Our law firm offers at a reduced rate the services required to obtain what is often referred to as an ‘uncontested divorce’. If we are retained to provide this service we usually only require one document from you, namely, your marriage certificate. The Courts require the government issued document and not a photocopy of your marriage certificate. If you do not have your marriage certificate we can order it for you and if you were married in B.C. it can be obtained within a short period of time. If you were married outside of this jurisdiction, such as in a foreign country, it may take a longer period of time to obtain your marriage certificate or registration of marriage.
A spouse may commence divorce proceedings in the superior court of any jurisdiction in which either spouse had been ordinarily resident for a least one year immediately preceding the commencement of the divorce proceeding (Divorce Act, Section 3(1)). In our province the superior court is the Supreme Court of British Columbia.
There is only one ground for divorce, namely, breakdown of the marriage as set out in Section 8(1) of the Divorce Act.
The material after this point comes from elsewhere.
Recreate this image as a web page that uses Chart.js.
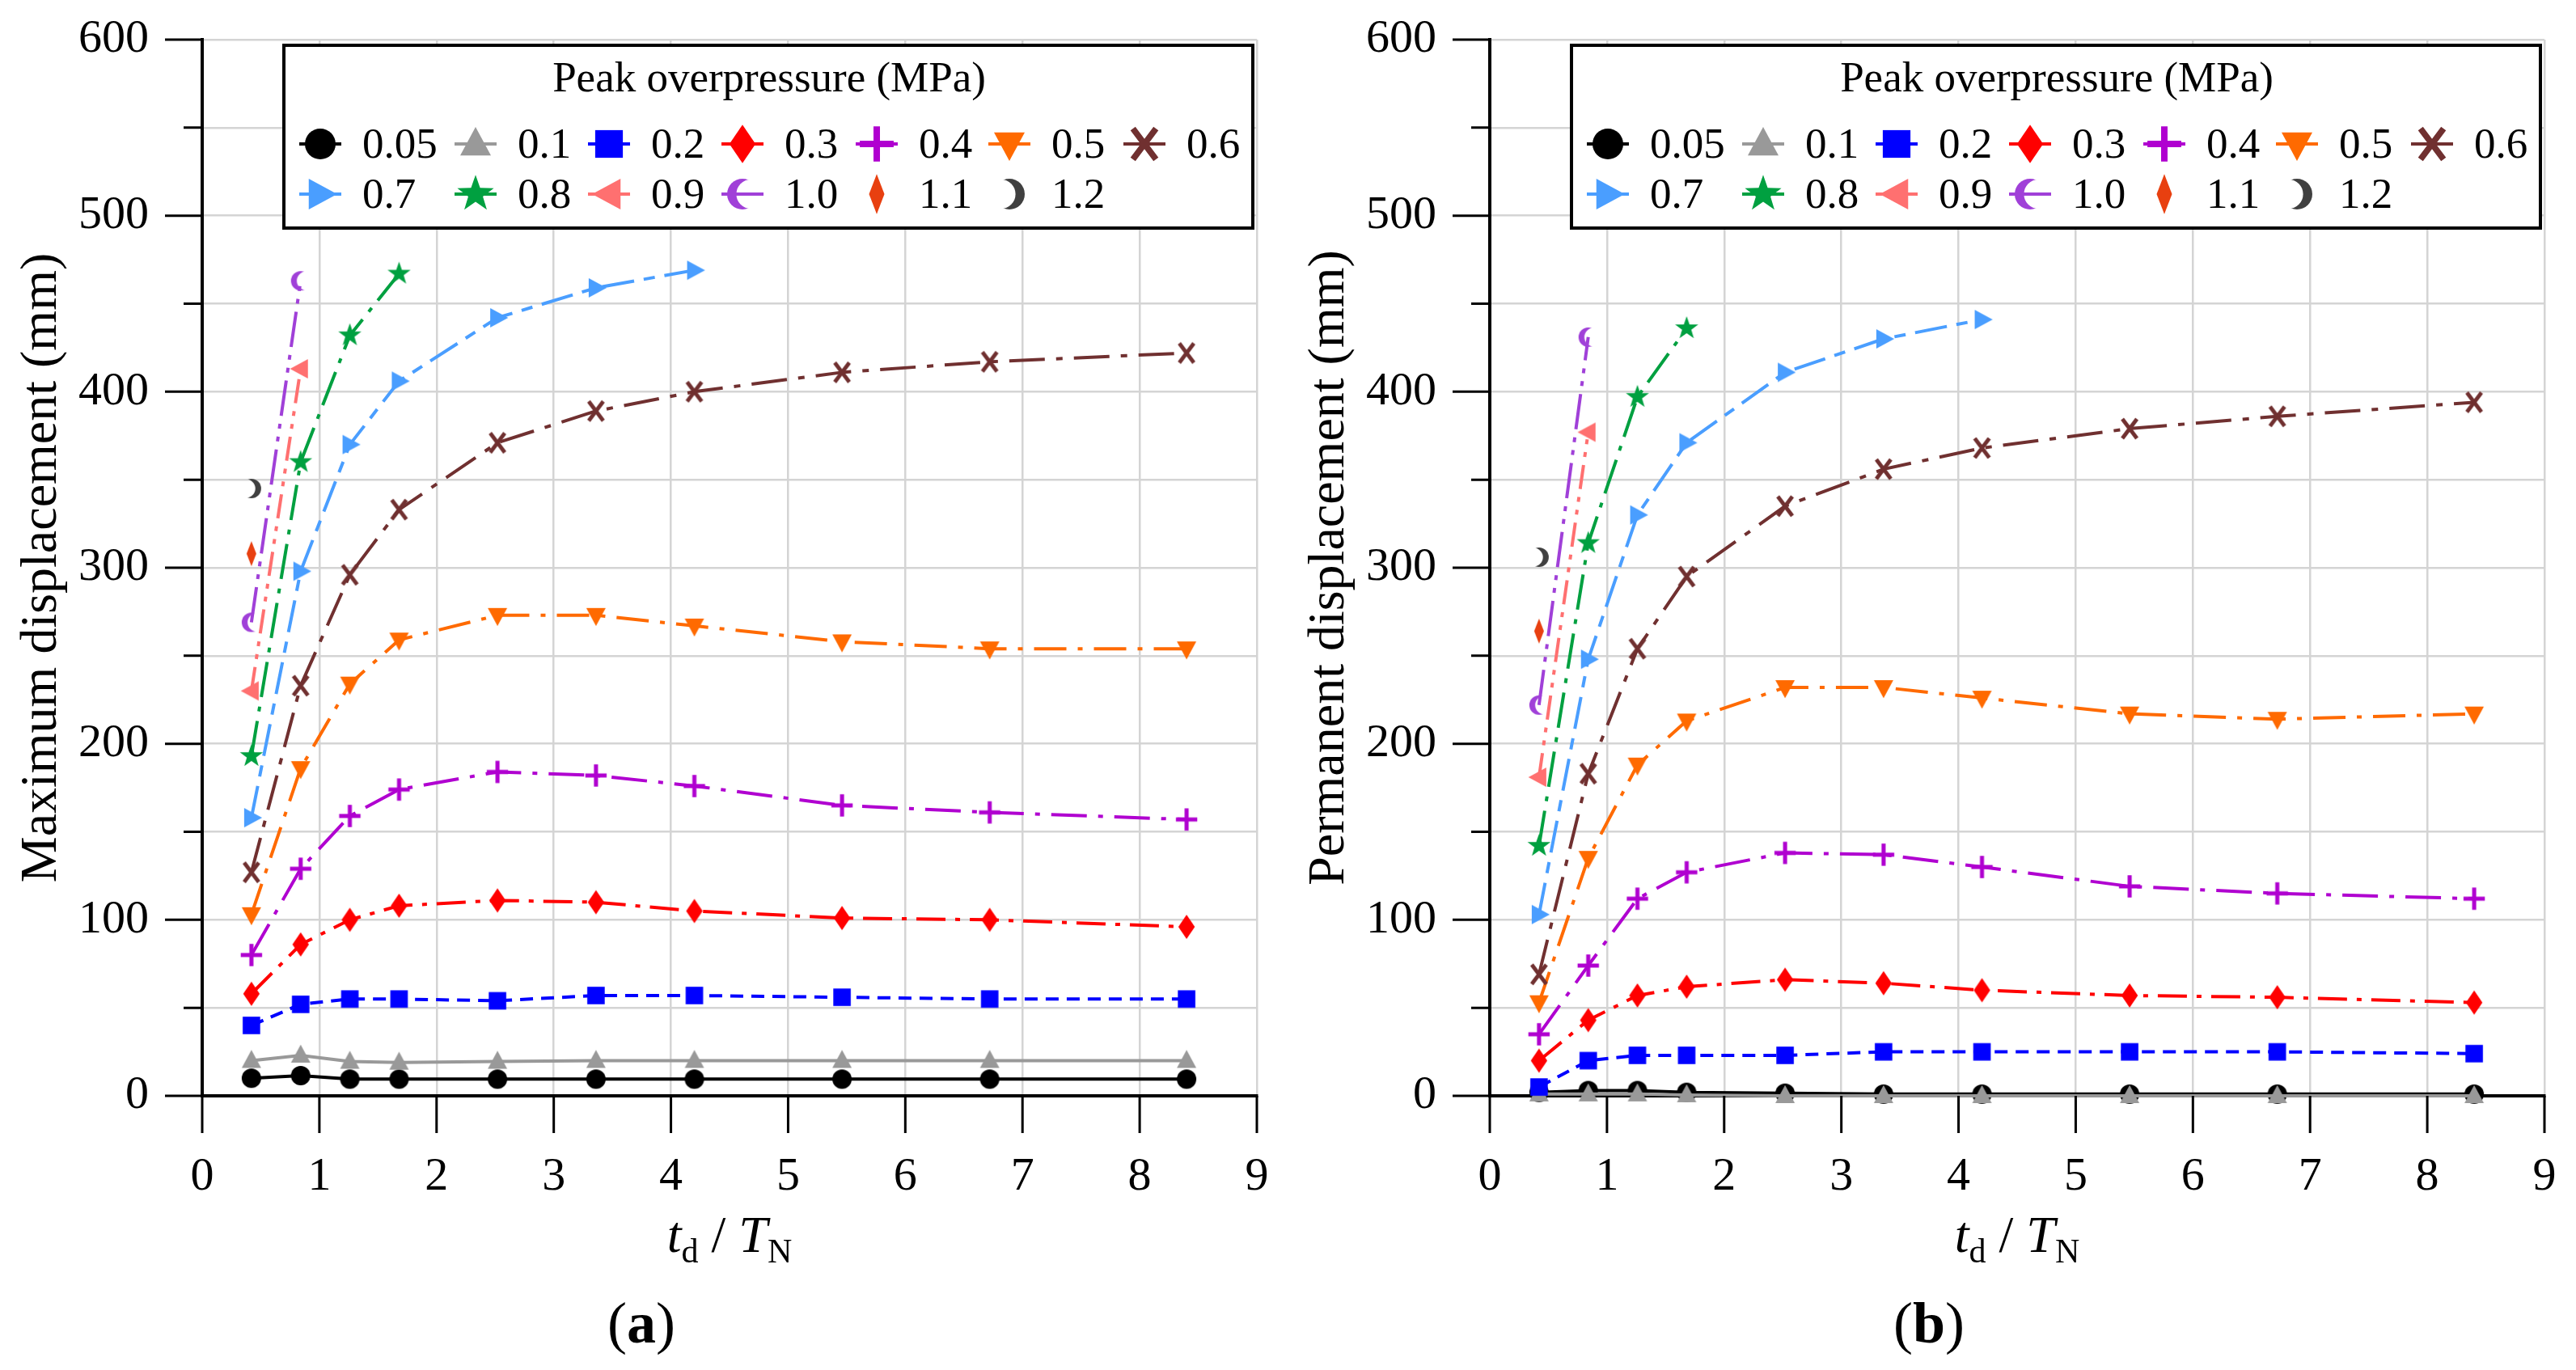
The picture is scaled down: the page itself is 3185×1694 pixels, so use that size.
<!DOCTYPE html>
<html>
<head>
<meta charset="utf-8">
<script src="https://cdn.jsdelivr.net/npm/chart.js@4"></script>
<style>
html, body { margin: 0; padding: 0; background: #fff; }
#wrap { position: relative; width: 3185px; height: 1694px; }
canvas { position: absolute; top: 0; }
</style>
</head>
<body>
<div id="wrap">
  <canvas id="chartA" width="1592" height="1694" style="left:0"></canvas>
  <canvas id="chartB" width="1593" height="1694" style="left:1592px"></canvas>
</div>
<script>
// td / TN values shared by every series
const tdTN = [0.42, 0.84, 1.26, 1.68, 2.52, 3.36, 4.2, 5.46, 6.72, 8.4];
const pressures = ['0.05', '0.1', '0.2', '0.3', '0.4', '0.5', '0.6', '0.7', '0.8', '0.9', '1.0', '1.1', '1.2'];

// (a) maximum displacement, mm
const max005 = [10, 11.5, 9.5, 9.5, 9.5, 9.5, 9.5, 9.5, 9.5, 9.5];
const max01 = [20, 23, 19.5, 19, 19.5, 20, 20, 20, 20, 20];
const max02 = [40, 52, 55, 55, 54, 57, 57, 56, 55, 55];
const max03 = [58, 86, 100, 108, 111, 110, 105, 101, 100, 96];
const max04 = [80, 129, 159, 174, 184, 182, 176, 165, 161, 157];
const max05 = [103, 186, 234, 259, 273, 273, 267, 258, 254, 254];
const max06 = [127, 233, 296, 333, 371, 389, 400, 411, 417, 422];
const max07 = [158, 298, 370, 406, 442, 459, 469];
const max08 = [193, 360, 432, 467];
const max09 = [230, 413];
const max10 = [269, 463];
const max11 = [308];
const max12 = [345];

// (b) permanent displacement, mm
const perm005 = [2, 3, 3, 2, 1.5, 1, 1, 1, 1, 1];
const perm01 = [1, 1, 1, 0.5, 0, 0, 0, 0, 0, 0];
const perm02 = [5, 20, 23, 23, 23, 25, 25, 25, 25, 24];
const perm03 = [20, 43, 57, 62, 66, 64, 60, 57, 56, 53];
const perm04 = [35, 74, 112, 127, 138, 137, 130, 119, 115, 112];
const perm05 = [53, 135, 188, 213, 232, 232, 226, 217, 214, 217];
const perm06 = [69, 183, 254, 295, 335, 356, 368, 379, 386, 394];
const perm07 = [103, 248, 330, 371, 411, 430, 441];
const perm08 = [142, 314, 397, 436];
const perm09 = [181, 377];
const perm10 = [222, 431];
const perm11 = [264];
const perm12 = [306];

const colors = ['#000000', '#999999', '#0000ff', '#ff0000', '#b000d0', '#ff6a00', '#703030',
                '#4a9eff', '#00a040', '#ff7070', '#a040d8', '#e84010', '#404040'];
const shapes = ['circle', 'triUp', 'square', 'diamond', 'plus', 'triDown', 'cross',
                'triRight', 'star', 'triLeft', 'arcL', 'thinDiamond', 'arcR'];
const dashes = [[], [], [16, 10], [36, 12, 6, 12], [44, 14, 6, 14], [40, 14, 6, 14], [44, 14, 8, 14],
                [40, 12, 14, 12], [44, 12, 6, 12], [30, 10, 6, 10, 6, 10], [44, 10, 6, 10, 6, 10], [], []];

const FONT = '"Liberation Serif", "Times New Roman", serif';
Chart.defaults.font.family = FONT;
Chart.defaults.color = '#000';

// marker sprites (Chart.js built-ins lack filled star, crescents etc.)
function icon(shape, color, r) {
  const s = Math.ceil(r * 2.8) + 4;
  const c = document.createElement('canvas');
  c.width = c.height = s;
  const g = c.getContext('2d');
  g.translate(s / 2, s / 2);
  g.fillStyle = color;
  g.strokeStyle = color;
  const poly = pts => {
    g.beginPath();
    pts.forEach(([a, b], k) => k ? g.lineTo(a * r, b * r) : g.moveTo(a * r, b * r));
    g.closePath();
    g.fill();
  };
  switch (shape) {
    case 'circle': g.beginPath(); g.arc(0, 0, r, 0, Math.PI * 2); g.fill(); break;
    case 'triUp': poly([[0, -1.1], [1, 0.75], [-1, 0.75]]); break;
    case 'triDown': poly([[0, 1.1], [1, -0.75], [-1, -0.75]]); break;
    case 'triRight': poly([[1.1, 0], [-0.75, -1], [-0.75, 1]]); break;
    case 'triLeft': poly([[-1.1, 0], [0.75, -1], [0.75, 1]]); break;
    case 'square': g.fillRect(-0.9 * r, -0.9 * r, 1.8 * r, 1.8 * r); break;
    case 'diamond': poly([[0, -1.25], [0.85, 0], [0, 1.25], [-0.85, 0]]); break;
    case 'thinDiamond': poly([[0, -1.3], [0.5, 0], [0, 1.3], [-0.5, 0]]); break;
    case 'plus':
      g.lineWidth = 0.42 * r;
      g.beginPath();
      g.moveTo(-1.1 * r, 0); g.lineTo(1.1 * r, 0);
      g.moveTo(0, -1.15 * r); g.lineTo(0, 1.15 * r);
      g.stroke();
      break;
    case 'cross':
      g.lineWidth = 0.4 * r;
      g.beginPath();
      g.moveTo(-0.75 * r, -r); g.lineTo(0.75 * r, r);
      g.moveTo(0.75 * r, -r); g.lineTo(-0.75 * r, r);
      g.stroke();
      break;
    case 'star': {
      const p = [];
      for (let k = 0; k < 10; k++) {
        const a = -Math.PI / 2 + k * Math.PI / 5;
        const rr = k % 2 ? 0.5 : 1.25;
        p.push([rr * Math.cos(a), rr * Math.sin(a)]);
      }
      poly(p);
      break;
    }
    case 'arcL':
    case 'arcR': {
      const d = shape === 'arcL' ? 1 : -1;
      g.beginPath(); g.arc(0, 0, r, 0, Math.PI * 2); g.fill();
      g.globalCompositeOperation = 'destination-out';
      g.beginPath(); g.arc(d * 0.55 * r, 0, 0.95 * r, 0, Math.PI * 2); g.fill();
      break;
    }
  }
  return c;
}

function makeDatasets(list) {
  return list.map((vals, i) => ({
    label: pressures[i],
    data: vals.map((v, k) => ({ x: tdTN[k], y: v })),
    borderColor: colors[i],
    backgroundColor: colors[i],
    borderWidth: 4,
    borderDash: dashes[i],
    pointStyle: icon(shapes[i], colors[i], 12),
    pointRadius: 12,
    legendIcon: icon(shapes[i], colors[i], 19),
    clip: false,
    order: list.length - i
  }));
}

// extra drawing: tick marks, axis titles, panel tag, boxed legend
const deco = {
  id: 'deco',
  afterDraw(chart, args, o) {
    const { ctx, chartArea: ca } = chart;
    const xs = chart.scales.x, ys = chart.scales.y;
    ctx.save();
    ctx.setLineDash([]);
    ctx.strokeStyle = '#000';
    ctx.lineWidth = 3;
    ctx.beginPath();
    ys.ticks.forEach(t => {
      const py = ys.getPixelForValue(t.value);
      const len = t.value % 100 === 0 ? 46 : 23;
      ctx.moveTo(ca.left - len, py); ctx.lineTo(ca.left, py);
    });
    xs.ticks.forEach(t => {
      const px = xs.getPixelForValue(t.value);
      ctx.moveTo(px, ca.bottom); ctx.lineTo(px, ca.bottom + 46);
    });
    ctx.stroke();

    ctx.fillStyle = '#000';
    // y title
    ctx.font = '64px ' + FONT;
    ctx.textAlign = 'center';
    ctx.textBaseline = 'middle';
    ctx.save();
    ctx.translate(o.yTitleX, (ca.top + ca.bottom) / 2);
    ctx.rotate(-Math.PI / 2);
    ctx.fillText(o.yTitle, 0, 0);
    ctx.restore();

    // x title: t_d / T_N
    const parts = [
      ['t', 'italic 64px ' + FONT, 0],
      ['d', '42px ' + FONT, 13],
      [' / ', '64px ' + FONT, 0],
      ['T', 'italic 64px ' + FONT, 0],
      ['N', '42px ' + FONT, 13]
    ];
    ctx.textAlign = 'left';
    ctx.textBaseline = 'alphabetic';
    let total = 0;
    parts.forEach(p => { ctx.font = p[1]; total += ctx.measureText(p[0]).width; });
    let px = (ca.left + ca.right) / 2 - total / 2;
    parts.forEach(p => { ctx.font = p[1]; ctx.fillText(p[0], px, ca.bottom + 193 + p[2]); px += ctx.measureText(p[0]).width; });

    // panel tag (a)/(b)
    const tag = [['(', '72px ' + FONT], [o.tag, 'bold 72px ' + FONT], [')', '72px ' + FONT]];
    total = 0;
    tag.forEach(p => { ctx.font = p[1]; total += ctx.measureText(p[0]).width; });
    px = ca.left + 543 - total / 2;
    tag.forEach(p => { ctx.font = p[1]; ctx.fillText(p[0], px, ca.bottom + 305); px += ctx.measureText(p[0]).width; });

    // legend box
    const L = ca.left + 101, T = ca.top + 7, R = ca.right - 5, B = ca.top + 233;
    ctx.fillStyle = '#fff';
    ctx.fillRect(L, T, R - L, B - T);
    ctx.lineWidth = 4;
    ctx.strokeStyle = '#000';
    ctx.strokeRect(L, T, R - L, B - T);
    ctx.fillStyle = '#000';
    ctx.font = '53px ' + FONT;
    ctx.textAlign = 'center';
    ctx.fillText('Peak overpressure (MPa)', ca.left + 701, ca.top + 64);
    ctx.textAlign = 'left';
    const cols = [146, 338, 503, 668, 834, 998, 1165];
    const rows = [129, 191];
    chart.data.datasets.forEach((ds, i) => {
      const cx = ca.left + cols[i % 7];
      const cy = ca.top + rows[Math.floor(i / 7)];
      if (ds.data.length > 1) {
        ctx.strokeStyle = ds.borderColor;
        ctx.lineWidth = 4;
        ctx.beginPath(); ctx.moveTo(cx - 26, cy); ctx.lineTo(cx + 26, cy); ctx.stroke();
      }
      const ic = ds.legendIcon;
      ctx.drawImage(ic, cx - ic.width / 2, cy - ic.height / 2);
      ctx.fillStyle = '#000';
      ctx.fillText(ds.label, cx + 52, cy + 17);
    });
    ctx.restore();
  }
};

// keep the plot box fixed: drop the label overhang paddings Chart.js adds
function noPad(s) {
  s.paddingTop = 0; s.paddingBottom = 0; s.paddingLeft = 0; s.paddingRight = 0;
}

function makeChart(id, lists, yTitle, tag, rightPad) {
  return new Chart(document.getElementById(id), {
    type: 'line',
    data: { datasets: makeDatasets(lists) },
    options: {
      responsive: false,
      animation: false,
      events: [],
      layout: { padding: { top: 49, right: rightPad, left: 0, bottom: 0 } },
      plugins: {
        legend: { display: false },
        tooltip: { enabled: false },
        deco: { yTitle: yTitle, tag: tag, yTitleX: 52 }
      },
      scales: {
        x: {
          type: 'linear',
          min: 0, max: 9,
          ticks: { stepSize: 1, padding: 66, font: { size: 58 } },
          grid: { color: '#d4d4d4', lineWidth: 2.5, drawTicks: false },
          border: { color: '#000', width: 4 },
          afterFit: s => { s.height = 339; noPad(s); }
        },
        y: {
          min: 0, max: 600,
          ticks: {
            stepSize: 50, padding: 66, font: { size: 58 },
            callback: v => v % 100 === 0 ? v : ''
          },
          grid: { color: '#d4d4d4', lineWidth: 2.5, drawTicks: false },
          border: { color: '#000', width: 4 },
          afterFit: s => { s.width = 250; noPad(s); }
        }
      }
    },
    plugins: [deco]
  });
}

makeChart('chartA',
  [max005, max01, max02, max03, max04, max05, max06, max07, max08, max09, max10, max11, max12],
  'Maximum displacement (mm)', 'a', 38);
makeChart('chartB',
  [perm005, perm01, perm02, perm03, perm04, perm05, perm06, perm07, perm08, perm09, perm10, perm11, perm12],
  'Permanent displacement (mm)', 'b', 39);
</script>
</body>
</html>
A breakdown of a marriage is established only if:
(a) the spouses have lived separate and apart for at least one year immediately preceding the determination of the divorce proceeding and were living separate and apart at the commencement of the proceeding; or
(b) the spouse against whom the divorce proceeding is brought has, since celebration of the marriage,
(i) committed adultery, or
(ii) treated the other spouse with physical or mental cruelty of such a kind as to render intolerable the continued cohabitation of the spouses.
Most uncontested divorces are based on the grounds of living separate and apart for one year. When using that as a grounds for a divorce, all that is usually required is that the client will sign an affidavit that confirms the parties have been living separate and apart for at least one year and there is no reasonable prospect of reconciliation between the spouses. If a client seeks a divorce using one of the other grounds, there is usually much more evidence required such as an admission of the act of adultery and/or medical evidence to support the claim that a spouse has been treated with physical or mental cruelty.
If there are minor children involved, the client will also sign a Child Support Affidavit which sets out the current arrangements with respect to the financial support of the children. Section 11(1)(b) of the Divorce Act requires the Court to satisfy itself that reasonable arrangements have been made for the support of the children, having regard to the Child Support Guidelines. If no such arrangements have been made, the Court may refuse to grant the divorce order until such arrangements are in place.
The actual obtaining of the divorce order may not require the parties or their lawyers to attend court. The reason for this is that most uncontested divorces are done through a process called a ‘desk order’. Once all of the required documents have been prepared and filed, including affidavits, the court registry will check the documents to ensure that they are properly prepared and meet the requirements of the Divorce Act. The documents are then placed before a judge of the court at which time he or she will sign the divorce order in their office. This alleviates the need of the parties or their lawyers to attend before the judge in a courtroom setting.
We are often asked how quick can a divorce order be obtained. If a client has with them their marriage certificate at the time of their initial consultation with us, we can often obtain an uncontested divorce order within two to three months. If there is any delay, it is usually due to difficulty in locating and serving the other spouse or the court is not satisfied with the current child support arrangements. Also, you can commence the divorce proceeding any time after separation but you may have to wait until the separation has lasted one year before you can apply for the divorce order.
The divorce order will have on it a date when the order was signed by the judge. With some limited exceptions, all divorce orders are effective 31 days after they are signed by the judge. In other words, that is when the marriage is effectively dissolved, at which time a party is free to remarry.